━━━ GIVEN MATERIAL

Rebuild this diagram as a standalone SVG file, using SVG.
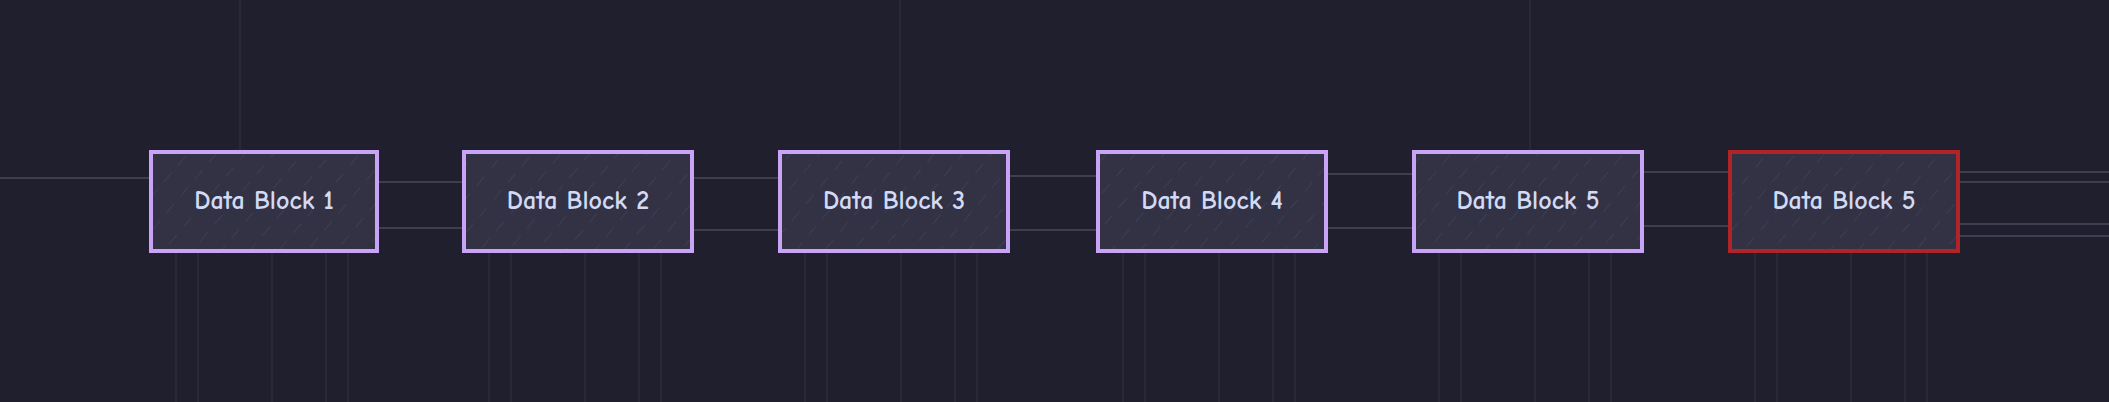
<svg xmlns="http://www.w3.org/2000/svg" width="2109" height="402" viewBox="0 0 2109 402">
<style>
.bg{fill:#1f1f2e}
.g{stroke:#2c2c3c;stroke-width:1.5;fill:none}
.h{stroke:#3e3e50;stroke-width:2;fill:none}
.box{fill:#323244;stroke:#c9a3f5;stroke-width:4}
.red{stroke:#b02326}
.hat{fill:url(#hatch)}
.t{font-family:"Comic Neue","DejaVu Sans","Liberation Sans",sans-serif;font-size:26px;font-weight:bold;fill:#d2daf5;text-anchor:middle;dominant-baseline:central}
</style>
<defs>
<pattern id="hatch" width="22" height="22" patternUnits="userSpaceOnUse" patternTransform="rotate(40)">
<line x1="0" y1="0" x2="0" y2="12" stroke="#4a4a60" stroke-width="1"/>
</pattern>
</defs>
<rect class="bg" width="2109" height="402"/>
<g id="connectors">
<path class="h" d="M0 178H151M377 182H464M377 228H464M690 178H780M690 230H780M1008 176H1098M1008 230H1098M1324 174H1414M1324 228H1414M1640 172H1730M1640 226H1730M1959 172H2109M1959 182H2109M1959 224H2109M1959 236H2109"/>
<path class="g" d="M176 252V402M198 252V402M272 252V402M326 252V402M348 252V402M489 252V402M511 252V402M585 252V402M639 252V402M661 252V402M805 252V402M827 252V402M901 252V402M955 252V402M977 252V402M1123 252V402M1145 252V402M1219 252V402M1273 252V402M1295 252V402M1439 252V402M1461 252V402M1535 252V402M1589 252V402M1611 252V402M1755 252V402M1777 252V402M1851 252V402M1905 252V402M1927 252V402M240 0V150M900 0V150M1530 0V150"/>
</g>
<g id="n1"><rect class="box" x="151" y="152" width="226" height="99"/><rect class="hat" x="153" y="154" width="222" height="95"/><text class="t" x="264" y="201">Data Block 1</text></g>
<g id="n2"><rect class="box" x="464" y="152" width="228" height="99"/><rect class="hat" x="466" y="154" width="224" height="95"/><text class="t" x="578" y="201">Data Block 2</text></g>
<g id="n3"><rect class="box" x="780" y="152" width="228" height="99"/><rect class="hat" x="782" y="154" width="224" height="95"/><text class="t" x="894" y="201">Data Block 3</text></g>
<g id="n4"><rect class="box" x="1098" y="152" width="228" height="99"/><rect class="hat" x="1100" y="154" width="224" height="95"/><text class="t" x="1212" y="201">Data Block 4</text></g>
<g id="n5"><rect class="box" x="1414" y="152" width="228" height="99"/><rect class="hat" x="1416" y="154" width="224" height="95"/><text class="t" x="1528" y="201">Data Block 5</text></g>
<g id="n6"><rect class="box red" x="1730" y="152" width="228" height="99"/><rect class="hat" x="1732" y="154" width="224" height="95"/><text class="t" x="1844" y="201">Data Block 5</text></g>
</svg>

━━━━━━

- PROBLEM STATEMENT
In your copy, leave out the pictures and reproduce the material above exactly.

- SOLUTION FOR THIS TASK
Rebuild this diagram as a standalone SVG file, using SVG.
<svg xmlns="http://www.w3.org/2000/svg" width="2109" height="402" viewBox="0 0 2109 402">
<style>
.bg{fill:#1f1f2e}
.g{stroke:#2c2c3c;stroke-width:1.5;fill:none}
.h{stroke:#3e3e50;stroke-width:2;fill:none}
.box{fill:#323244;stroke:#c9a3f5;stroke-width:4}
.red{stroke:#b02326}
.hat{fill:url(#hatch)}
.t{font-family:"Comic Neue","DejaVu Sans","Liberation Sans",sans-serif;font-size:26px;font-weight:bold;fill:#d2daf5;text-anchor:middle;dominant-baseline:central}
</style>
<defs>
<pattern id="hatch" width="22" height="22" patternUnits="userSpaceOnUse" patternTransform="rotate(40)">
<line x1="0" y1="0" x2="0" y2="12" stroke="#4a4a60" stroke-width="1"/>
</pattern>
</defs>
<rect class="bg" width="2109" height="402"/>
<g id="connectors">
<path class="h" d="M0 178H151M377 182H464M377 228H464M690 178H780M690 230H780M1008 176H1098M1008 230H1098M1324 174H1414M1324 228H1414M1640 172H1730M1640 226H1730M1959 172H2109M1959 182H2109M1959 224H2109M1959 236H2109"/>
<path class="g" d="M176 252V402M198 252V402M272 252V402M326 252V402M348 252V402M489 252V402M511 252V402M585 252V402M639 252V402M661 252V402M805 252V402M827 252V402M901 252V402M955 252V402M977 252V402M1123 252V402M1145 252V402M1219 252V402M1273 252V402M1295 252V402M1439 252V402M1461 252V402M1535 252V402M1589 252V402M1611 252V402M1755 252V402M1777 252V402M1851 252V402M1905 252V402M1927 252V402M240 0V150M900 0V150M1530 0V150"/>
</g>
<g id="n1"><rect class="box" x="151" y="152" width="226" height="99"/><rect class="hat" x="153" y="154" width="222" height="95"/><text class="t" x="264" y="201">Data Block 1</text></g>
<g id="n2"><rect class="box" x="464" y="152" width="228" height="99"/><rect class="hat" x="466" y="154" width="224" height="95"/><text class="t" x="578" y="201">Data Block 2</text></g>
<g id="n3"><rect class="box" x="780" y="152" width="228" height="99"/><rect class="hat" x="782" y="154" width="224" height="95"/><text class="t" x="894" y="201">Data Block 3</text></g>
<g id="n4"><rect class="box" x="1098" y="152" width="228" height="99"/><rect class="hat" x="1100" y="154" width="224" height="95"/><text class="t" x="1212" y="201">Data Block 4</text></g>
<g id="n5"><rect class="box" x="1414" y="152" width="228" height="99"/><rect class="hat" x="1416" y="154" width="224" height="95"/><text class="t" x="1528" y="201">Data Block 5</text></g>
<g id="n6"><rect class="box red" x="1730" y="152" width="228" height="99"/><rect class="hat" x="1732" y="154" width="224" height="95"/><text class="t" x="1844" y="201">Data Block 5</text></g>
</svg>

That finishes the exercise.